— Start DATASET EXCERPT —
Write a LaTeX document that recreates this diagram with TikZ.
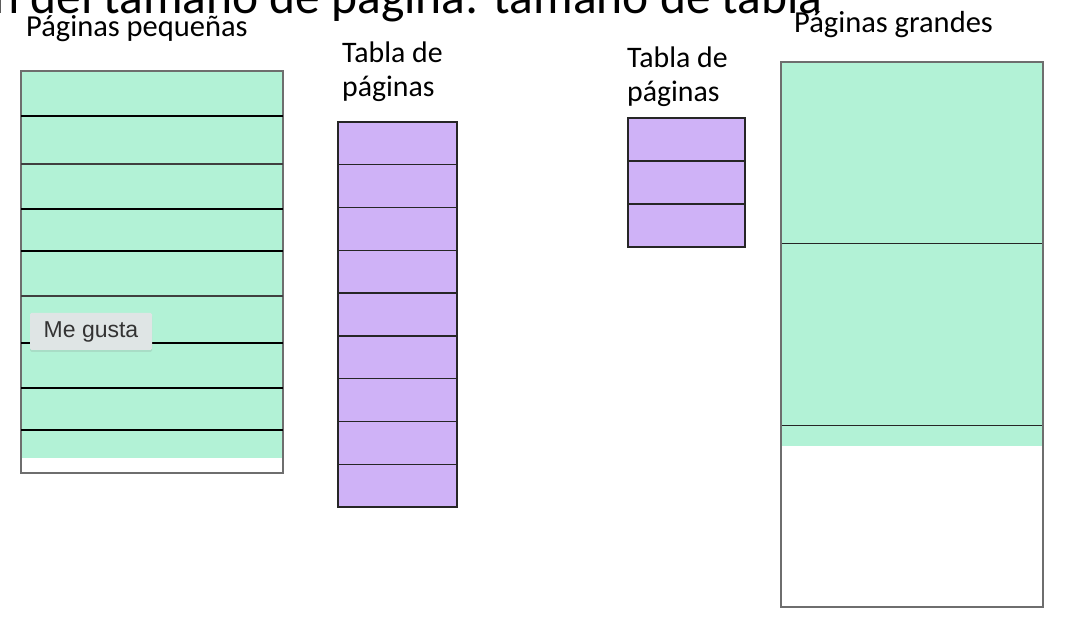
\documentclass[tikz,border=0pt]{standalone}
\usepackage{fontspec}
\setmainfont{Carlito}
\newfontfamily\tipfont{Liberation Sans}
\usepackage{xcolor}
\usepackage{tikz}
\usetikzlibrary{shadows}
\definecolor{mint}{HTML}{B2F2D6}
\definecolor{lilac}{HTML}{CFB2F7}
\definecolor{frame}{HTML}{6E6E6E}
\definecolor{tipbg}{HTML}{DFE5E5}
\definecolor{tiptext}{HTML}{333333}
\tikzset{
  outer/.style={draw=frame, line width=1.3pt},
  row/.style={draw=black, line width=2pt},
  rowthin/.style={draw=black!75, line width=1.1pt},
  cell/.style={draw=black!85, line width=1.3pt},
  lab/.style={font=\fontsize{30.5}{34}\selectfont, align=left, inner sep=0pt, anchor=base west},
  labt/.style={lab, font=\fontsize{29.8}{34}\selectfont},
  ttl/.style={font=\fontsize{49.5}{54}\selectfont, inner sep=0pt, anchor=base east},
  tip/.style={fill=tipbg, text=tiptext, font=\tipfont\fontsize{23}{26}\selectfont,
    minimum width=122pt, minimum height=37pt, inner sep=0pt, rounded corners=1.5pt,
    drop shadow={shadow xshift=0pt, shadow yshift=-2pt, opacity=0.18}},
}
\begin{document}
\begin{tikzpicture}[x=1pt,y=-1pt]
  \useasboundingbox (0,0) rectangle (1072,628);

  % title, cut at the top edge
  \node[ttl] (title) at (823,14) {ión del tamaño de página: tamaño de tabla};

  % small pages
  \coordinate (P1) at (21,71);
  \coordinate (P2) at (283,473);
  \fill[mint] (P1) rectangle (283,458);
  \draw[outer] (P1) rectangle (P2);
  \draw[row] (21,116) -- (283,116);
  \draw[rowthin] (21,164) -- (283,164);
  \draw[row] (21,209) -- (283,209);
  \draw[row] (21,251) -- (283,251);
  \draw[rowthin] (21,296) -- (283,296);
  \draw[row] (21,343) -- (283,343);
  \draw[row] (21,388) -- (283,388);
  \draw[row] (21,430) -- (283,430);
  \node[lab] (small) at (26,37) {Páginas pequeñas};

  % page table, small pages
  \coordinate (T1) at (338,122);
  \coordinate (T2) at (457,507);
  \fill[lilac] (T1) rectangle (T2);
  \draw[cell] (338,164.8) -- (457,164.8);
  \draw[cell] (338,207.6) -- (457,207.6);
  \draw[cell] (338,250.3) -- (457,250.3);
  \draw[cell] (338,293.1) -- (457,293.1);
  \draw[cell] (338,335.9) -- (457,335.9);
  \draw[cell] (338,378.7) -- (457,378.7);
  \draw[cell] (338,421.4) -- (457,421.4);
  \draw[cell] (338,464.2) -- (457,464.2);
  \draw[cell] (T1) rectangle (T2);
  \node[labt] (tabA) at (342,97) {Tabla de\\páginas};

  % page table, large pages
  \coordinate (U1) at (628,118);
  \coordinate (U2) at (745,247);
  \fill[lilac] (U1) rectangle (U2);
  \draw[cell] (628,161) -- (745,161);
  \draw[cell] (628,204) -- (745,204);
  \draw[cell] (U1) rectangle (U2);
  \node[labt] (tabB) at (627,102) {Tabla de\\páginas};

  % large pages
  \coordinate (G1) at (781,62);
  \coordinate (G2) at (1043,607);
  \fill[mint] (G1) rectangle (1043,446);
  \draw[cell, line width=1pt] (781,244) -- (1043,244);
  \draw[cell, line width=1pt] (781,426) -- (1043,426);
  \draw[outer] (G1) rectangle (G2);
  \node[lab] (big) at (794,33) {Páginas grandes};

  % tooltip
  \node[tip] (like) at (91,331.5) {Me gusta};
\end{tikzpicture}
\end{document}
— End DATASET EXCERPT —
**EXERCISE:**
The pictures should not be reproduced; quote all of the other material exactly.

**THE REPLY:**
Write a LaTeX document that recreates this diagram with TikZ.
\documentclass[tikz,border=0pt]{standalone}
\usepackage{fontspec}
\setmainfont{Carlito}
\newfontfamily\tipfont{Liberation Sans}
\usepackage{xcolor}
\usepackage{tikz}
\usetikzlibrary{shadows}
\definecolor{mint}{HTML}{B2F2D6}
\definecolor{lilac}{HTML}{CFB2F7}
\definecolor{frame}{HTML}{6E6E6E}
\definecolor{tipbg}{HTML}{DFE5E5}
\definecolor{tiptext}{HTML}{333333}
\tikzset{
  outer/.style={draw=frame, line width=1.3pt},
  row/.style={draw=black, line width=2pt},
  rowthin/.style={draw=black!75, line width=1.1pt},
  cell/.style={draw=black!85, line width=1.3pt},
  lab/.style={font=\fontsize{30.5}{34}\selectfont, align=left, inner sep=0pt, anchor=base west},
  labt/.style={lab, font=\fontsize{29.8}{34}\selectfont},
  ttl/.style={font=\fontsize{49.5}{54}\selectfont, inner sep=0pt, anchor=base east},
  tip/.style={fill=tipbg, text=tiptext, font=\tipfont\fontsize{23}{26}\selectfont,
    minimum width=122pt, minimum height=37pt, inner sep=0pt, rounded corners=1.5pt,
    drop shadow={shadow xshift=0pt, shadow yshift=-2pt, opacity=0.18}},
}
\begin{document}
\begin{tikzpicture}[x=1pt,y=-1pt]
  \useasboundingbox (0,0) rectangle (1072,628);

  % title, cut at the top edge
  \node[ttl] (title) at (823,14) {ión del tamaño de página: tamaño de tabla};

  % small pages
  \coordinate (P1) at (21,71);
  \coordinate (P2) at (283,473);
  \fill[mint] (P1) rectangle (283,458);
  \draw[outer] (P1) rectangle (P2);
  \draw[row] (21,116) -- (283,116);
  \draw[rowthin] (21,164) -- (283,164);
  \draw[row] (21,209) -- (283,209);
  \draw[row] (21,251) -- (283,251);
  \draw[rowthin] (21,296) -- (283,296);
  \draw[row] (21,343) -- (283,343);
  \draw[row] (21,388) -- (283,388);
  \draw[row] (21,430) -- (283,430);
  \node[lab] (small) at (26,37) {Páginas pequeñas};

  % page table, small pages
  \coordinate (T1) at (338,122);
  \coordinate (T2) at (457,507);
  \fill[lilac] (T1) rectangle (T2);
  \draw[cell] (338,164.8) -- (457,164.8);
  \draw[cell] (338,207.6) -- (457,207.6);
  \draw[cell] (338,250.3) -- (457,250.3);
  \draw[cell] (338,293.1) -- (457,293.1);
  \draw[cell] (338,335.9) -- (457,335.9);
  \draw[cell] (338,378.7) -- (457,378.7);
  \draw[cell] (338,421.4) -- (457,421.4);
  \draw[cell] (338,464.2) -- (457,464.2);
  \draw[cell] (T1) rectangle (T2);
  \node[labt] (tabA) at (342,97) {Tabla de\\páginas};

  % page table, large pages
  \coordinate (U1) at (628,118);
  \coordinate (U2) at (745,247);
  \fill[lilac] (U1) rectangle (U2);
  \draw[cell] (628,161) -- (745,161);
  \draw[cell] (628,204) -- (745,204);
  \draw[cell] (U1) rectangle (U2);
  \node[labt] (tabB) at (627,102) {Tabla de\\páginas};

  % large pages
  \coordinate (G1) at (781,62);
  \coordinate (G2) at (1043,607);
  \fill[mint] (G1) rectangle (1043,446);
  \draw[cell, line width=1pt] (781,244) -- (1043,244);
  \draw[cell, line width=1pt] (781,426) -- (1043,426);
  \draw[outer] (G1) rectangle (G2);
  \node[lab] (big) at (794,33) {Páginas grandes};

  % tooltip
  \node[tip] (like) at (91,331.5) {Me gusta};
\end{tikzpicture}
\end{document}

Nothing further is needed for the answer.